For the Catholic Church Marriage is a Serious Undertaking
The Catholic church takes marriage very seriously. You can’t simply book the local church and off you go. They have to give their blessing to you and the match. It is not unknown for Thai Catholics to be refused permission to get married in Church. If the priest thinks the couple are unsuitable – perhaps because of their age – or insufficiently committed to the Church then they won’t be allowed to have the religious ceremony.
The Church in Thailand is accepting of interfaith marriages. You do not have to be a Catholic to marry a Catholic in a Thai Church. I had to prove I was a baptised Christian (fortunately my mother was able to find the certificate) and also I had to attend marriage counselling with a Catholic priest. Again the Church was very flexible and allowed us to take a shortened course of counselling over two days at our nearest Cathedral – St Raphael’s Cathedral in Surat Thani. Work and other commitments had made it difficult for us to visit a Catholic Church over a period of several weeks before the wedding to do the normal course of counselling.
My Concerns about Going to Marriage Counselling
I have to admit that when I booked into the Wang Tai Hotel the morning before we were due our first counselling session at the Cathedral I was not particularly looking forward to it. I feared that I was going to get lectured about a religion I didn’t believe in and that wasn’t relevant to my life by a Thai priest with a poor command of the English language – in short several hours of being bored and patronised at the same time. I was wrong.
Practical Advice About Every Day Issues
The priest we saw on the first day was a really nice guy, very well educated and with a good command of English. His main job was administering the two huge schools which are in the grounds of St Raphael Cathedral – attended by both Catholics and Buddhists these are the best schools in the province – and he kindly took time out from his busy schedule to see us. The Catholic church provides couples who are to be married with a practical and very sensible course of marriage counselling. They get couples to talk about to each other about what they hope to get out of the marriage and talk about practical issues relating to marriage, such as dealing with disagreements. The course was very relevant to Thai marriages as well as it dealt with very Thai issues, such as overbearing families making financial demands on new husbands. There was a small religious element, but the majority of what we talked about seemed genuinely useful to people of all faiths, or none.
The second day we had a different priest see us. This fella had much more of a philosophical leaning and we discussed a variety spiritual and intellectual issues in relation to family life, including Plato and Socrates (I studied Philosophy at University so this was a subject which interested me), whilst my wife looked a bit confused. I really enjoyed the whole experience and found it useful. Much to the scorn and derision, I have to say, of my ex-pat friends in Thailand but that is another story entirely. There is real irony in being criticised for attending marriage counselling by people whose own marriages and relationships have ended badly.
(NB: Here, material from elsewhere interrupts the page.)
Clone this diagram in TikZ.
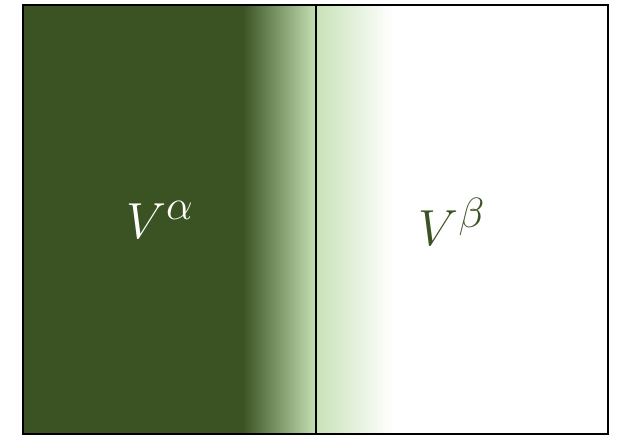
\documentclass[tikz,border=0pt]{standalone}
\usepackage{amsmath,amssymb}
\usepackage{tikz}
\usetikzlibrary{positioning}
\definecolor{phasedark}{RGB}{59,83,35}
\definecolor{phaselight}{RGB}{197,224,180}
\tikzset{
  phaseframe/.style={draw=black,line width=1.8pt},
  phaseinterface/.style={draw=black,line width=1.3pt},
  phaselabel/.style={font=\Huge,scale=1.45,inner sep=0pt}
}
\begin{document}
\begin{tikzpicture}[x=0.25mm,y=-0.25mm]
  \useasboundingbox (0,0) rectangle (620,436);
  % Alpha phase
  \fill[phasedark] (23,5) rectangle (243,434);
  \shade[left color=phasedark,right color=phaselight] (242.5,5) rectangle (316,434);
  % Beta phase
  \shade[left color=phaselight!95!white,right color=white] (316,5) rectangle (393,434);
  % Interface and frame
  \coordinate (itop) at (316,5);
  \coordinate (ibot) at (316,434);
  \draw[phaseinterface] (itop) -- (ibot);
  \draw[phaseframe] (23,5) rectangle (608,434);
  % Labels
  \node[phaselabel,text=white] (valpha) at (160,220) {$V^{\alpha}$};
  \node[phaselabel,text=phasedark] (vbeta) at (452,222) {$V^{\beta}$};
\end{tikzpicture}
\end{document}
Just in Time for the Wedding
Because of the timing, we completed the course of counselling in Surat Thani only a few days before the wedding itself, and we went directly to Bangkok before going onto Udon Thani where the ceremony would take place. My wife’s family live in a village about 2 hours drive outside of Udon Thani city.
The Wedding Itself
Because I had family and friends coming from the UK we decided to have the actual wedding ceremony in Udon Thani city itself, with the reception at the Chareon Hotel which did us proud. The family were not particularly happy that we had chosen to get married in Udon Thani city rather than the village and insisted that we have a traditional thai engagement ceremony in the village the day before.
Udon Thani Cathedral
My wife and her family had managed to organise that the wedding take place in Our Mother of Perpetual Help Cathedral in Udon Thani city, complete with English speaking Thai priests. The cathedral is large and beautifully decorated. We felt very lucky to have secured this venue, and the Church charged us only a token sum to cover the flowers and other costs associated with the wedding.
The ceremony was perfect. It was conducted by three priests led by Father Uoai, pictured on the left above. It lasted about an hour followed by mass for the Catholics who attended. Father Uoai has recently moved to teach in a Seminary in Fiji and I wish him luck with that.
My Opinion of the Catholic Church Has Changed
All in all I felt the Catholic Church in Thailand had done us a big favour and the experience changed my perception of Catholicism in general. The five Thai priests involved in the process were intelligent and caring people imbued with community spirit and unfaltering commitment to their calling. Not many other organisations can claim the same of their members.